◆ PROBLEM DETAILS:
Exact reproduction of the data is required, with images excluded.

◆ RECORDED INFORMATION:
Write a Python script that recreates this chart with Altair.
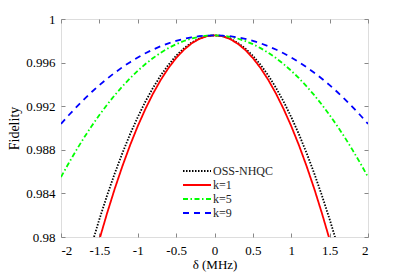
import altair as alt
import pandas as pd

# half-curves for |delta| = 0, 0.1, 0.2, ... (curves are symmetric)
blue_half = [0.9985, 0.99848, 0.99842, 0.99832, 0.99818, 0.99799, 0.99777, 0.99751, 0.99720, 0.99686,
             0.99647, 0.99604, 0.99558, 0.99507, 0.99452, 0.99393, 0.99330, 0.99263, 0.99192, 0.99117, 0.99038]
green_half = [0.9985, 0.99847, 0.99837, 0.99821, 0.99798, 0.99769, 0.99733, 0.99691, 0.99642, 0.99587,
              0.99525, 0.99457, 0.99382, 0.99301, 0.99213, 0.99119, 0.99018, 0.98911, 0.98797, 0.98677, 0.98550]
black_half = [0.9985, 0.99843, 0.9982, 0.99783, 0.9973, 0.99663, 0.9958, 0.99483, 0.9937, 0.99243,
              0.991, 0.98943, 0.9877, 0.98583, 0.9838, 0.98163, 0.9793, 0.97683]
red_half = [0.9985, 0.99842, 0.99817, 0.99775, 0.99717, 0.99642, 0.9955, 0.99442, 0.99317, 0.99175,
            0.99017, 0.98842, 0.9865, 0.98442, 0.98217, 0.97976, 0.97718]

series_names = ["OSS-NHQC", "k=1", "k=5", "k=9"]
series_half = [black_half, red_half, green_half, blue_half]
colors = ["#000000", "#ff0000", "#00ff00", "#0000ff"]
dashes = [[1.5, 1.5], [1, 0], [5, 2.5, 1.5, 2.5], [6, 5]]

x_ticks = [-2, -1.5, -1, -0.5, 0, 0.5, 1, 1.5, 2]
y_ticks = [0.98, 0.984, 0.988, 0.992, 0.996, 1.0]

rows = []
for name, half in zip(series_names, series_half):
    n = len(half)
    xs = [round(-0.1 * (n - 1) + 0.1 * i, 1) for i in range(2 * n - 1)]
    ys = half[::-1] + half[1:]
    for x, y in zip(xs, ys):
        rows.append({"delta": x, "fidelity": y, "series": name})
df = pd.DataFrame(rows)

FONT = "Liberation Serif, Times New Roman, serif"
TXT = "#262626"

xscale = alt.Scale(domain=[-2, 2], nice=False, zero=False)
yscale = alt.Scale(domain=[0.98, 1.0], nice=False, zero=False)

legend_kw = dict(title=None, orient="none", legendX=128, legendY=144, padding=0,
                 symbolType="M-2,0H2", symbolSize=196, symbolStrokeWidth=1.8,
                 labelFont=FONT, labelFontSize=12, labelOffset=8, rowPadding=0,
                 labelColor=TXT)

lines = alt.Chart(df).mark_line(clip=True, strokeWidth=1.8).encode(
    x=alt.X("delta:Q", scale=xscale,
            axis=alt.Axis(values=x_ticks, labelExpr="datum.value + ''", title="δ (MHz)",
                          offset=-4, tickSize=4, domain=False, grid=False, labelPadding=7,
                          titlePadding=1, labelFontSize=13, titleFontSize=13, titleFontWeight="normal",
                          labelFont=FONT, titleFont=FONT)),
    y=alt.Y("fidelity:Q", scale=yscale,
            axis=alt.Axis(values=y_ticks, format="~g", title="Fidelity",
                          offset=-4, tickSize=4, domain=False, grid=False, labelPadding=6,
                          titlePadding=4, labelFontSize=13, titleFontSize=14, titleFontWeight="normal",
                          labelFont=FONT, titleFont=FONT)),
    color=alt.Color("series:N", scale=alt.Scale(domain=series_names, range=colors),
                    legend=alt.Legend(**legend_kw)),
    strokeDash=alt.StrokeDash("series:N", scale=alt.Scale(domain=series_names, range=dashes),
                              legend=alt.Legend(**legend_kw)),
    order=alt.Order("series:N"),
)

frame_axes = alt.Chart(df).mark_line(opacity=0).encode(
    x=alt.X("delta:Q", scale=xscale,
            axis=alt.Axis(orient="top", values=x_ticks, labels=False, title=None,
                          offset=-4, tickSize=4, domain=False, grid=False)),
    y=alt.Y("fidelity:Q", scale=yscale,
            axis=alt.Axis(orient="right", values=y_ticks, labels=False, title=None,
                          offset=-4, tickSize=4, domain=False, grid=False)),
    detail="series:N",
)

chart = alt.layer(lines, frame_axes).resolve_axis(x="independent", y="independent").properties(
    width=307, height=218,
    autosize=alt.AutoSizeParams(type="none"),
    padding={"left": 53, "top": 11, "right": 33, "bottom": 36},
).configure_view(stroke=TXT, strokeWidth=1).configure_axis(
    labelFont=FONT, titleFont=FONT, labelColor=TXT, titleColor=TXT, tickColor=TXT, tickWidth=1
).configure(background="white", font=FONT)

chart.save("out.html", embed_options={"renderer": "svg", "actions": False})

◆ WRITTEN ANSWER:
Write a Python script that recreates this chart with Altair.
import altair as alt
import pandas as pd

# half-curves for |delta| = 0, 0.1, 0.2, ... (curves are symmetric)
blue_half = [0.9985, 0.99848, 0.99842, 0.99832, 0.99818, 0.99799, 0.99777, 0.99751, 0.99720, 0.99686,
             0.99647, 0.99604, 0.99558, 0.99507, 0.99452, 0.99393, 0.99330, 0.99263, 0.99192, 0.99117, 0.99038]
green_half = [0.9985, 0.99847, 0.99837, 0.99821, 0.99798, 0.99769, 0.99733, 0.99691, 0.99642, 0.99587,
              0.99525, 0.99457, 0.99382, 0.99301, 0.99213, 0.99119, 0.99018, 0.98911, 0.98797, 0.98677, 0.98550]
black_half = [0.9985, 0.99843, 0.9982, 0.99783, 0.9973, 0.99663, 0.9958, 0.99483, 0.9937, 0.99243,
              0.991, 0.98943, 0.9877, 0.98583, 0.9838, 0.98163, 0.9793, 0.97683]
red_half = [0.9985, 0.99842, 0.99817, 0.99775, 0.99717, 0.99642, 0.9955, 0.99442, 0.99317, 0.99175,
            0.99017, 0.98842, 0.9865, 0.98442, 0.98217, 0.97976, 0.97718]

series_names = ["OSS-NHQC", "k=1", "k=5", "k=9"]
series_half = [black_half, red_half, green_half, blue_half]
colors = ["#000000", "#ff0000", "#00ff00", "#0000ff"]
dashes = [[1.5, 1.5], [1, 0], [5, 2.5, 1.5, 2.5], [6, 5]]

x_ticks = [-2, -1.5, -1, -0.5, 0, 0.5, 1, 1.5, 2]
y_ticks = [0.98, 0.984, 0.988, 0.992, 0.996, 1.0]

rows = []
for name, half in zip(series_names, series_half):
    n = len(half)
    xs = [round(-0.1 * (n - 1) + 0.1 * i, 1) for i in range(2 * n - 1)]
    ys = half[::-1] + half[1:]
    for x, y in zip(xs, ys):
        rows.append({"delta": x, "fidelity": y, "series": name})
df = pd.DataFrame(rows)

FONT = "Liberation Serif, Times New Roman, serif"
TXT = "#262626"

xscale = alt.Scale(domain=[-2, 2], nice=False, zero=False)
yscale = alt.Scale(domain=[0.98, 1.0], nice=False, zero=False)

legend_kw = dict(title=None, orient="none", legendX=128, legendY=144, padding=0,
                 symbolType="M-2,0H2", symbolSize=196, symbolStrokeWidth=1.8,
                 labelFont=FONT, labelFontSize=12, labelOffset=8, rowPadding=0,
                 labelColor=TXT)

lines = alt.Chart(df).mark_line(clip=True, strokeWidth=1.8).encode(
    x=alt.X("delta:Q", scale=xscale,
            axis=alt.Axis(values=x_ticks, labelExpr="datum.value + ''", title="δ (MHz)",
                          offset=-4, tickSize=4, domain=False, grid=False, labelPadding=7,
                          titlePadding=1, labelFontSize=13, titleFontSize=13, titleFontWeight="normal",
                          labelFont=FONT, titleFont=FONT)),
    y=alt.Y("fidelity:Q", scale=yscale,
            axis=alt.Axis(values=y_ticks, format="~g", title="Fidelity",
                          offset=-4, tickSize=4, domain=False, grid=False, labelPadding=6,
                          titlePadding=4, labelFontSize=13, titleFontSize=14, titleFontWeight="normal",
                          labelFont=FONT, titleFont=FONT)),
    color=alt.Color("series:N", scale=alt.Scale(domain=series_names, range=colors),
                    legend=alt.Legend(**legend_kw)),
    strokeDash=alt.StrokeDash("series:N", scale=alt.Scale(domain=series_names, range=dashes),
                              legend=alt.Legend(**legend_kw)),
    order=alt.Order("series:N"),
)

frame_axes = alt.Chart(df).mark_line(opacity=0).encode(
    x=alt.X("delta:Q", scale=xscale,
            axis=alt.Axis(orient="top", values=x_ticks, labels=False, title=None,
                          offset=-4, tickSize=4, domain=False, grid=False)),
    y=alt.Y("fidelity:Q", scale=yscale,
            axis=alt.Axis(orient="right", values=y_ticks, labels=False, title=None,
                          offset=-4, tickSize=4, domain=False, grid=False)),
    detail="series:N",
)

chart = alt.layer(lines, frame_axes).resolve_axis(x="independent", y="independent").properties(
    width=307, height=218,
    autosize=alt.AutoSizeParams(type="none"),
    padding={"left": 53, "top": 11, "right": 33, "bottom": 36},
).configure_view(stroke=TXT, strokeWidth=1).configure_axis(
    labelFont=FONT, titleFont=FONT, labelColor=TXT, titleColor=TXT, tickColor=TXT, tickWidth=1
).configure(background="white", font=FONT)

chart.save("out.html", embed_options={"renderer": "svg", "actions": False})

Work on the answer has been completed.